The motto here is 'facta non verba', which means, Deeds Not Words. And so, inclusivity, is not merely a buzz word, it’s an active pursuit to make sure that everyone who enters the dojo feels welcome, and develops the self-confidence and fitness to defend themselves.

Coach Jax Balfour says that, “BJJ is a unique and wonderful sport and martial art that brings together all different walks of life. It’s one of the most inclusive sports, through which we have been able to create and foster a wonderful, supportive community.”

Recently, Stratford Brazilian Jiu-Jitsu Academy hosted the annual epilepsy fundraiser. A One Hundred-Minute Roll ‘a’ Thon served to support the One in One Hundred Campaign in which funds are raised toward seizure first aid kits and awareness of how to treat epilepsy. One in one hundred people live with epilepsy, including two members of Stratford Brazilian Jiu-Jitsu Academy.

And so, from 12 p.m. to 2 p.m. on a Saturday afternoon, 42 participants rolled on the mats and grappled for a good cause. Through each round of sparring, participants had fun showing their mettle. Every 10 minutes, for 100, each participant would earn a ballot toward a prize. Every $10 donated earned another ballot toward a prize. Some lasted four rounds, but most went the distance for the full 10.

“Together, our members raised over $3,500 for Epilepsy Southwestern Ontario in honour of two of our students living with epilepsy,” shares Balfour.

The prize draw included donations from local Stratford businesses.

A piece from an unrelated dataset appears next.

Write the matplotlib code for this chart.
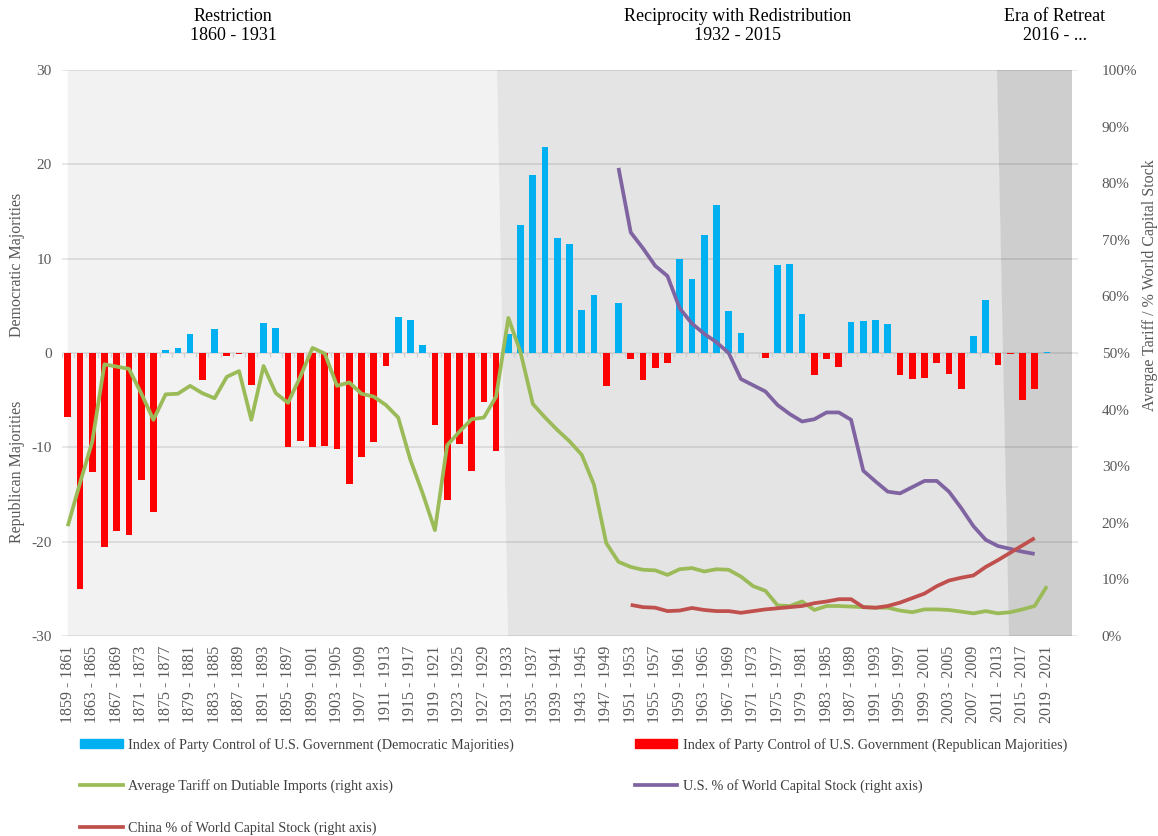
import numpy as np
import matplotlib
matplotlib.use('Agg')
import matplotlib.pyplot as plt
from matplotlib.patches import Patch
from matplotlib.lines import Line2D
from matplotlib.ticker import PercentFormatter

plt.rcParams['font.family'] = ['Liberation Serif', 'DejaVu Serif']
plt.rcParams['axes.unicode_minus'] = False

# two-year congresses, 1859 - 1861 ... 2023 - 2025
start_years = list(range(1859, 2024, 2))
categories = [f'{y} - {y + 2}' for y in start_years]

# index of party control (positive = Democratic, negative = Republican)
party_index = [
    -6.8, -25.0, -12.6, -20.6, -18.9, -19.3, -13.5, -16.9, 0.3, 0.5,
    2.0, -2.9, 2.5, -0.3, -0.1, -3.35, 3.2, 2.65, -10.0, -9.35,
    -10.0, -9.85, -10.2, -13.9, -11.0, -9.4, -1.4, 3.8, 3.5, 0.85,
    -7.65, -15.6, -9.6, -12.5, -5.15, -10.4, 2.0, 13.6, 18.9, 21.8,
    12.2, 11.6, 4.55, 6.15, -3.45, 5.35, -0.6, -2.9, -1.6, -1.05,
    10.0, 7.85, 12.5, 15.65, 4.4, 2.15, 0.0, -0.5, 9.35, 9.4,
    4.15, -2.35, -0.65, -1.5, 3.25, 3.35, 3.45, 3.1, -2.3, -2.75,
    -2.7, -1.05, -2.2, -3.85, 1.8, 5.6, -1.3, -0.15, -4.95, -3.8,
    0.1, 0.0, 0.0,
]

# average tariff on dutiable imports, % (from 1859 - 1861)
tariff = [
    19.4, 27.0, 34.3, 48.0, 47.6, 47.2, 42.9, 38.2, 42.7, 42.8,
    44.2, 42.9, 42.0, 45.8, 46.8, 38.2, 47.7, 42.9, 41.2, 45.8,
    50.9, 49.9, 44.2, 44.8, 42.8, 42.3, 40.8, 38.6, 31.1, 25.2,
    18.7, 33.7, 36.1, 38.3, 38.6, 42.3, 56.2, 50.1, 41.0, 38.6,
    36.4, 34.4, 32.0, 26.7, 16.4, 13.1, 12.2, 11.7, 11.6, 10.8,
    11.8, 12.0, 11.4, 11.8, 11.7, 10.5, 8.8, 8.0, 5.4, 5.3,
    6.1, 4.6, 5.3, 5.3, 5.2, 5.1, 5.0, 5.0, 4.5, 4.2,
    4.7, 4.7, 4.6, 4.3, 4.0, 4.4, 4.0, 4.2, 4.7, 5.3,
    8.8,
]

# U.S. % of world capital stock, % (from 1949 - 1951)
us_capital_first = 1949
us_capital = [
    82.7, 71.3, 68.5, 65.4, 63.6, 57.9, 55.2, 53.4, 51.9, 50.0,
    45.4, 44.3, 43.2, 40.8, 39.2, 37.9, 38.3, 39.5, 39.5, 38.2,
    29.2, 27.3, 25.5, 25.2, 26.3, 27.4, 27.4, 25.5, 22.6, 19.4,
    17.0, 15.9, 15.4, 14.9, 14.5,
]

# China % of world capital stock, % (from 1951 - 1953)
china_capital_first = 1951
china_capital = [
    5.5, 5.1, 5.0, 4.4, 4.5, 4.95, 4.6, 4.4, 4.4, 4.1,
    4.4, 4.7, 4.9, 5.1, 5.3, 5.8, 6.1, 6.5, 6.5, 5.1,
    5.0, 5.3, 5.9, 6.7, 7.5, 8.8, 9.8, 10.3, 10.7, 12.2,
    13.4, 14.7, 16.0, 17.3,
]

eras = ['Restriction\n1860 - 1931',
        'Reciprocity with Redistribution\n1932 - 2015',
        'Era of Retreat\n2016 - ...']

N = len(categories)
x = np.arange(N)
idx = np.array(party_index)
dem = np.where(idx > 0, idx, 0)
rep = np.where(idx < 0, idx, 0)


def pad(values, first_year):
    arr = np.full(N, np.nan)
    i0 = start_years.index(first_year)
    arr[i0:i0 + len(values)] = np.array(values) / 100
    return arr


tariff_s = pad(tariff, 1859)
us_s = pad(us_capital, us_capital_first)
china_s = pad(china_capital, china_capital_first)

W, H = 1158, 836
fig = plt.figure(figsize=(W / 100, H / 100), dpi=100)
ax = fig.add_axes([61.6 / W, 1 - 636 / H, (1077.5 - 61.6) / W, 566 / H])
ax.set_xlim(-0.5, N - 0.5)
ax.set_ylim(-30, 30)

# era shading (slanted shapes)
ax.fill([0, 35.07, 35.97, 0], [30, 30, -30, -30], color='#f2f2f2', lw=0, zorder=0.1)
ax.fill([35.07, 75.95, 76.93, 35.97], [30, 30, -30, -30], color='#e4e4e4', lw=0, zorder=0.1)
ax.fill([75.95, 82.02, 82.02, 76.93], [30, 30, -30, -30], color='#cecece', lw=0, zorder=0.1)

ax.set_axisbelow(True)
ax.yaxis.grid(True, color='black', alpha=0.11, lw=1.2)
ax.set_yticks(range(-30, 31, 10))

ax.bar(x, dem, width=0.55, color='#00b0f0', lw=0, zorder=2)
ax.bar(x, rep, width=0.55, color='#ff0000', lw=0, zorder=2)

# category tick marks on the zero line
ax.vlines(np.arange(N + 1) - 0.5, -0.45, 0, color='#d0d0d0', lw=1, zorder=1)

ax.set_xticks(x)
ax.set_xticklabels([c if i % 2 == 0 and i < N - 1 else '' for i, c in enumerate(categories)],
                   rotation=90)
ax.tick_params(axis='x', length=0, pad=7, labelsize=11.5, labelcolor='#595959')
ax.tick_params(axis='y', length=0, pad=7, labelsize=11, labelcolor='#595959')
for s in ax.spines.values():
    s.set_visible(False)

ax2 = ax.twinx()
ax2.set_ylim(0, 1)
ax2.set_yticks(np.arange(0, 1.01, 0.1))
ax2.yaxis.set_major_formatter(PercentFormatter(1.0, decimals=0))
ax2.tick_params(axis='y', length=0, pad=17.5, labelsize=11, labelcolor='#595959')
for s in ax2.spines.values():
    s.set_visible(False)

line_kw = dict(lw=2.7, solid_joinstyle='round', solid_capstyle='butt')
ax2.plot(x, tariff_s, color='#9bbb59', **line_kw)
ax2.plot(x, us_s, color='#8064a2', **line_kw)
ax2.plot(x, china_s, color='#c0504d', **line_kw)

fig.text(17 / W, 1 - 265 / H, 'Democratic Majorities', rotation=90, ha='center', va='center',
         fontsize=11.5, color='#595959')
fig.text(17 / W, 1 - 472 / H, 'Republican Majorities', rotation=90, ha='center', va='center',
         fontsize=11.5, color='#595959')
fig.text(1150 / W, 1 - 285 / H, 'Avergae Tariff / % World Capital Stock', rotation=90,
         ha='center', va='center', fontsize=11.5, color='#595959')

for label, cx in zip(eras, [233, 738, 1055]):
    fig.text(cx / W, 1 - 8 / H, label, ha='center', va='top', fontsize=13,
             color='black', linespacing=1.15)

handles = [
    Patch(color='#00b0f0', label='Index of Party Control of U.S. Government (Democratic Majorities)'),
    Line2D([], [], color='#9bbb59', lw=2.7, label='Average Tariff on Dutiable Imports (right axis)'),
    Line2D([], [], color='#c0504d', lw=2.7, label='China % of World Capital Stock (right axis)'),
    Patch(color='#ff0000', label='Index of Party Control of U.S. Government (Republican Majorities)'),
    Line2D([], [], color='#8064a2', lw=2.7, label='U.S. % of World Capital Stock (right axis)'),
]
leg = fig.legend(handles=handles, ncol=2, loc='upper left', bbox_to_anchor=(80 / W, 1 - 738 / H),
                 frameon=False, fontsize=10.2, handlelength=3.0, handleheight=0.6,
                 handletextpad=0.42, labelspacing=1.93, columnspacing=8.5,
                 borderpad=0, borderaxespad=0)
for t in leg.get_texts():
    t.set_color('#404040')

fig.savefig('out.png', dpi=100)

A candy apple red Le Creuset kettle from Bradshaw’s, as well as prizes from Small Mart, Mercer Hall and Livery Yard. 

As a curious observer, it looks like so much fun, and yet, I have to ask myself, can I still bend that way? At present, probably not, but head instructor, Ryan O'Shea, makes one thing clear, and all his students embody this same ethic, that no matter what your condition, you can participate in this practice and in the team, community and family spirit that is inclusive for everyone. 
With the success of the One Hundred-Minute Roll ‘a’ Thon, no doubt there will be more fun events on the horizon to keep on rollin’ for a good cause.